イギリスにおける英語史記述の伝統は，19世紀後半に始まったといってよい．対象が英語という言語であるとしても，歴史の記述である以上，その時代のイデオロギーを反映せずにはいられない．19世紀後半の言語観は，標準英語を理想的な変種として称揚し，地域方言を含めた非標準変種はあたかも存在しないかのように扱うというものだった．昨今の variationist な英語史観からみると「政治的に公正でない」偏った立場のように見えるが，名立たる先達の英語（史）学者が公然とそのような立場を取っていたのである．Knowles (142--43) が，この状況について述べている．
In the course of the second half of the nineteenth century, the story of English gradually emerged in its modern form . . . . The study of words was fitted into a familiar account of English history identifying the different events that had led to the enlargement of the vocabulary; the coming of the Saxons, and the Danish and Norman invasions. Caxton could be seen as the harbinger of the new age that dawned at the end of the Middle Ages. A particular interest was taken in the sixteenth century, the growth of the vocabulary at this time being interpreted as an expression of the Renaissance. From an Anglican point of view, the Reformation was a major advance which led to Elizabethan English.
The belief in progress can give the impression that the language has marched onward and upward, while suffering setbacks on the way. Thus West Germanic leads on to late West Saxon, which in turn leads to Elizabethan English, and eventually modern Standard English. The emphasis on literary texts led to an interpretation of major literary figures as creators of the language, with the result that the Beowulf poet, Chaucer, Shakespeare and Milton were taken to illustrate the rise of the language . . . .
As the understanding of language broadened at the end of the nineteenth century, the 'internal' history branched out to cover the attributes of words, including spelling and pronunciation, semantic change and (to a limited extent) their changing grammatical behaviour. This 'internal' history has preserved some older beliefs about language change, including the ambivalence towards dialects. Although the relationship between dialects and Standard English has long been perfectly well understood, and this is made clear in explicit descriptions, conventional accounts of change in English pronunciation, grammar and vocabulary have never quite fitted the known 'external' history. Changes are given precise dates, as though they took place everywhere at about the same time in a standard language. In fact, there are changes usually ascribed to the Anglo-Saxon period which have still not taken place in the rural dialects of Cumbria. This approach to change is consistent with an older story, according to which (standard) Saxon collapsed after the Norman conquest, not to be reestablished until the end of the Middle Ages. Some scholars . . . have even sought to establish a historical link between the old and new kinds of Standard English.
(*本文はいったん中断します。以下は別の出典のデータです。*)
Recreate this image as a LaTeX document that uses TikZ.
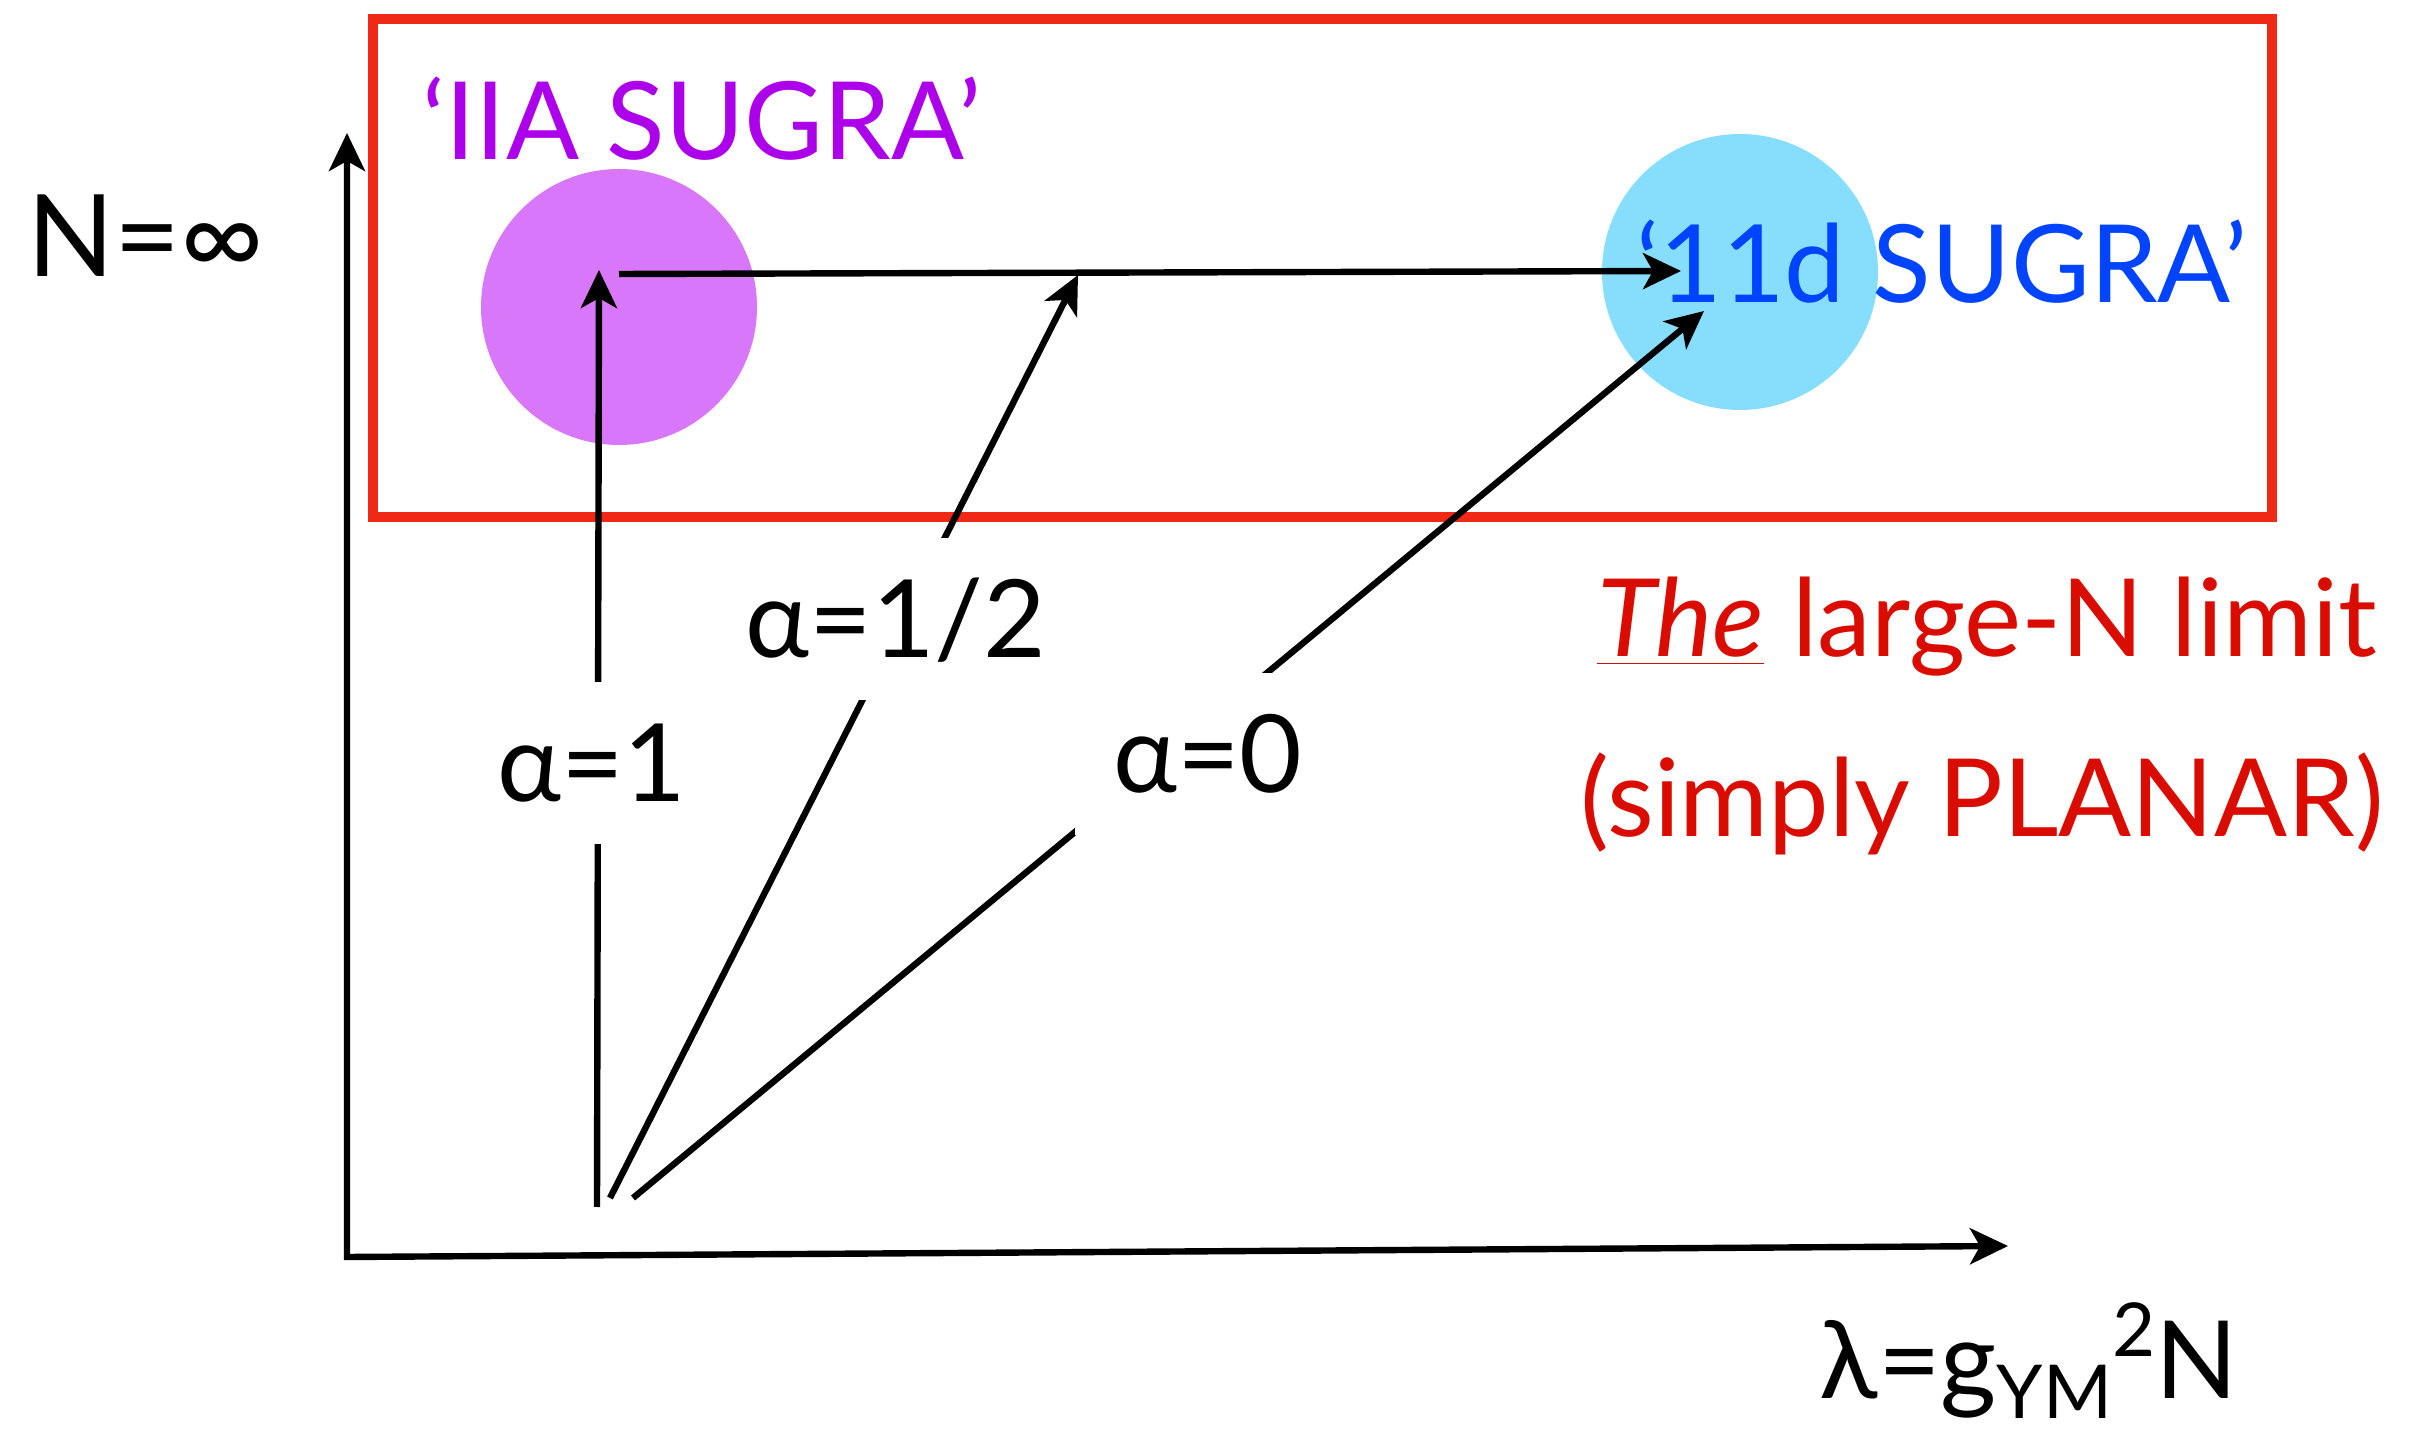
\documentclass[tikz,border=0pt]{standalone}
\usepackage{fontspec}
\setmainfont{Lato}
\usetikzlibrary{arrows.meta}
\definecolor{boxred}{RGB}{240,40,22}
\definecolor{txtred}{RGB}{218,12,0}
\definecolor{iiapurple}{RGB}{172,0,235}
\definecolor{iiafill}{RGB}{217,119,250}
\definecolor{mblue}{RGB}{0,68,255}
\definecolor{mfill}{RGB}{135,222,252}
\begin{document}
\begin{tikzpicture}[x=0.25pt,y=-0.25pt,
  tip/.tip={Stealth[length=9.5pt,width=9pt,inset=2.5pt]},
  axisline/.style={line width=1.6pt,tip-tip},
  flow/.style={line width=1.6pt,-tip},
  big/.style={font=\fontsize{27}{32}\selectfont, inner sep=0pt, anchor=base},
  alab/.style={big, fill=white, inner xsep=9.5pt, inner ysep=10.5pt, text height=19.5pt, text depth=0pt},
  blob/.style={circle, minimum size=69pt, inner sep=0pt}]
\useasboundingbox (0,0) rectangle (2422,1432);
% limit box
\node[draw=boxred, line width=2.5pt, minimum width=474.75pt, minimum height=124.5pt, inner sep=0pt, anchor=north west] (limitbox) at (368,14) {};
% blobs
\node[blob, fill=iiafill] (iia) at (619,307) {};
\node[blob, fill=mfill] (m11) at (1740,272) {};
% coordinates
\coordinate (orig) at (347,1257);
\coordinate (ytip) at (347,133);
\coordinate (xtip) at (2008,1246);
\coordinate (o1) at (597,1207);
\coordinate (o2) at (610,1198);
\coordinate (o3) at (633,1198);
\coordinate (t1) at (599,270);
\coordinate (h0) at (619,274);
\coordinate (t2) at (1078,275);
\coordinate (th) at (1681,271);
\coordinate (t3) at (1704,311);
% axes
\draw[axisline] (ytip) -- (orig) -- (xtip);
% flows
\draw[flow] (o1) -- (t1);
\draw[flow] (h0) -- (th);
\draw[flow] (o2) -- (t2);
\draw[flow] (o3) -- (t3);
% labels on lines
\node[alab] (a1) at (592,802) {α=1};
\node[alab] (a2) at (896,658) {α=1/2};
\node[alab] (a0) at (1208,793) {α=0};
% other texts
\node[big, font=\fontsize{28.5}{32}\selectfont] (ninf) at (146,277) {N=∞};
\node[big, text=iiapurple] (iiatxt) at (702,160) {‘IIA SUGRA’};
\node[big, text=mblue] (m11txt) at (1942,303) {‘11d SUGRA’};
\node[big, text=txtred] (lim1) at (1987,657) {\underline{\textit{The}} large-N limit};
\node[big, text=txtred] (lim2) at (1982,837) {(simply PLANAR)};
\node[big] (lam) at (2029,1398) {λ=g\raisebox{-5pt}{\fontsize{18.6}{20}\selectfont YM}\raisebox{10.5pt}{\fontsize{18.6}{20}\selectfont 2}N};
\end{tikzpicture}
\end{document}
19世紀後半からなされた英語史記述は，標準英語の確立を輝かしいゴールとして掲げた一種のホイッグ史観の産物といってよいだろう．先に述べたように，昨今は variationist な英語史観が広がってきたとはいえ，古英語（以前）から現代英語までの（そして未来の英語を見据える）英語史を記述するあたっての大局的な視点として，標準英語を中心におく伝統的な史観がどれだけ本当に薄まってきているかは疑問である．21世紀の新鮮さを目指す英語史にも，それは死に絶えていないどころか，いまなお色濃く残っているのではないか．
・ Knowles, Gerry. A Cultural History of the English Language. London: Arnold, 1997.